Bangladesh Protests: Its About Liberty

The Bangledesh military government is imposing curfew on top of a perpetual state of emergency. The protesters(video, HayWire) aren’t backing off either. In fact, they show signs of growth (Al Jazeera):

“The situation is deteriorating as teachers now have came out to join protesting students,” said a police officer in Dhaka.

So what are people pissed off about? That’s what one blogger is left wondering (otherface):

What started out as a mere protest against being ” beaten up by some army personnels just because some students blocked their view during a football match” has now turned into a gruesome enactment of power play amongst the students and police. Although the Army Camp has been removed from the DU Campus, protests are still ongoing. And that is where the questions come in.

  • What exactly are the students protesting against now ? The Government or The Army or The police Treatment ? exactly WHAT are they protesting against now ?

Over at The Furies there is some interesting speculation:

Students are a prime mover in Bangladeshi civil society and I thought it was natural for the first significant protest against the military-backed caretaker government to come from the student sector. My outsider’s educated guess on the sudden outrage may be the frustration over the lack of reforms under the caretaker government, and the frustration over the continuing militarization that has crept into all aspects of Bangladeshi life. It was reported that the riots broke after students demanded the withdrawal of army troops from the DU stadium during a football match. Militarization in Bangladesh, particularly Dhaka, has been been particularly high after the caretaker government took power in January and a state of emergency was imposed.

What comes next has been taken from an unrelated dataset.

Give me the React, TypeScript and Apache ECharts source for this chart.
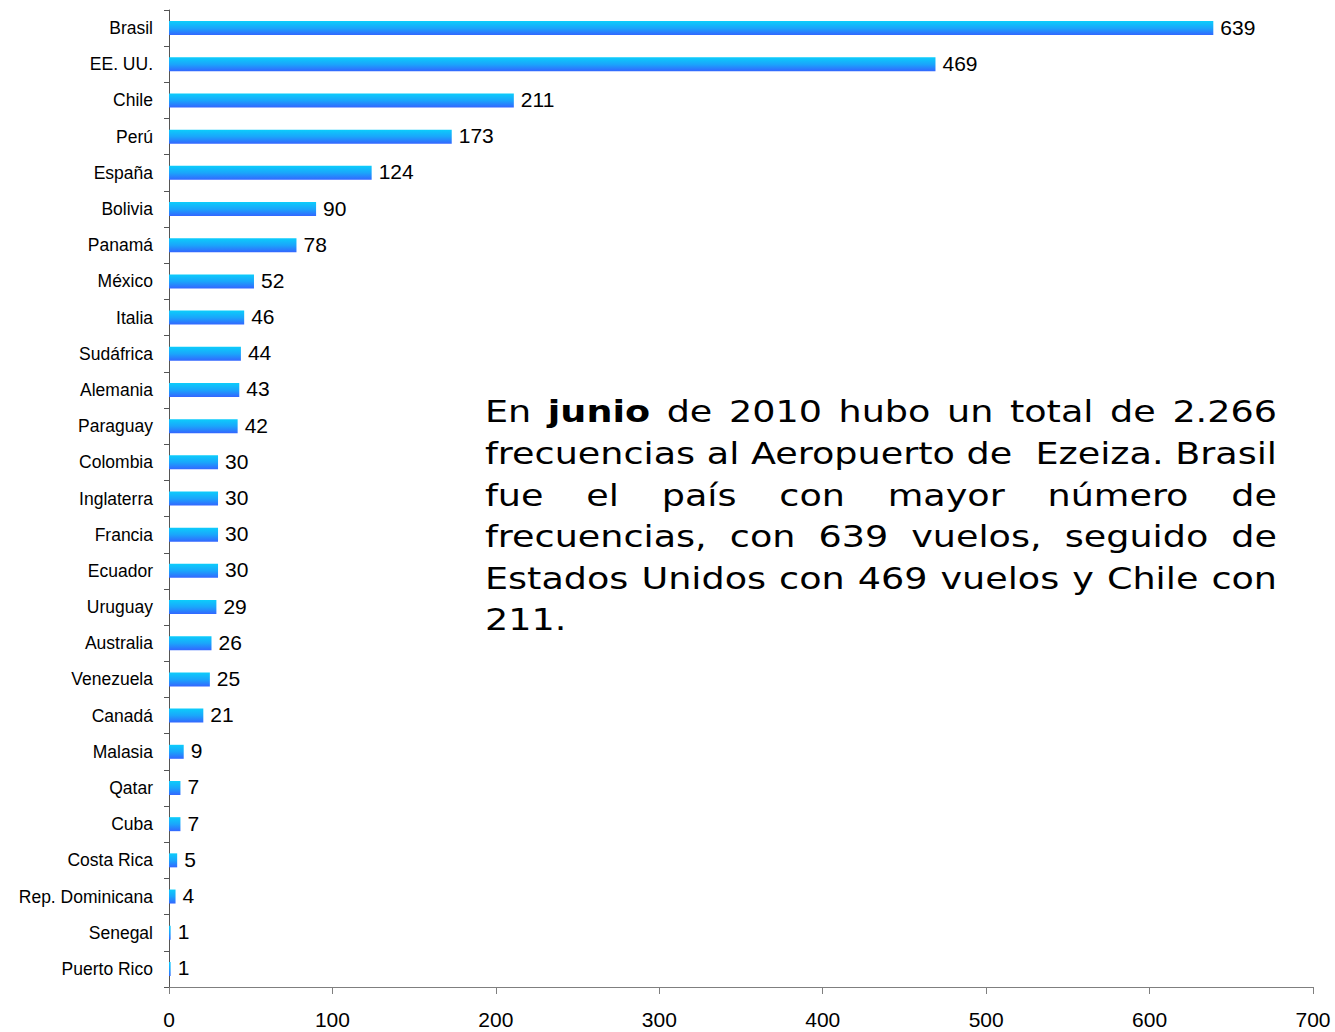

This state of military rule is choking. The idea that meeting a few student demands should stop the protests is a curious one. Why?  Why should they have give up and just accept military rule?

While I sympathize with the protesters, the timing is apparently really shitty for all of this (Naira, The Gang):

On Wednesday all the masses joined in and it became a free-for-all protest against the army all over the country to the extent that a country-wide indefinite curfew has been called. So I’m stuck at home on a forced paid leave, which is kind of nice because I need the break, but kind of claustrophobic as well. But what’s really bothering me is the impediment to the flood relief work, as it is we’re not being able to reach every one. For the sake of the flood-affected, I just hope all of this gets sorted out quickly although I don’t see how. Tomorrow is going to be an interesting day for the country… (Yes, yes I do come from a different world.)

The fact that the military government is ordering the shutdown of mobile phones is symbolic.  Communication is the root of Democracy.  And it is that lack of Democracy that is at the root of the protests (The Guardian):

Many feel that the interim government, which declared a state of emergency in January, has overplayed its hand in recent months – notably by taking former prime ministers into custody on charges of corruption. The former prime minister, Khaleda Zia, faces tax evasion charges, which she has repeatedly denied.

There is little sign of the promised elections and no poll date has been announced. However, the Election Commission has said the polls will be held near the end of 2008.

Let’s hope this puts pressure on the government to respond by calling early elections and setting a firm date.  Let’s hope the government of Bangladesh puts its people first and rescinds the curfew.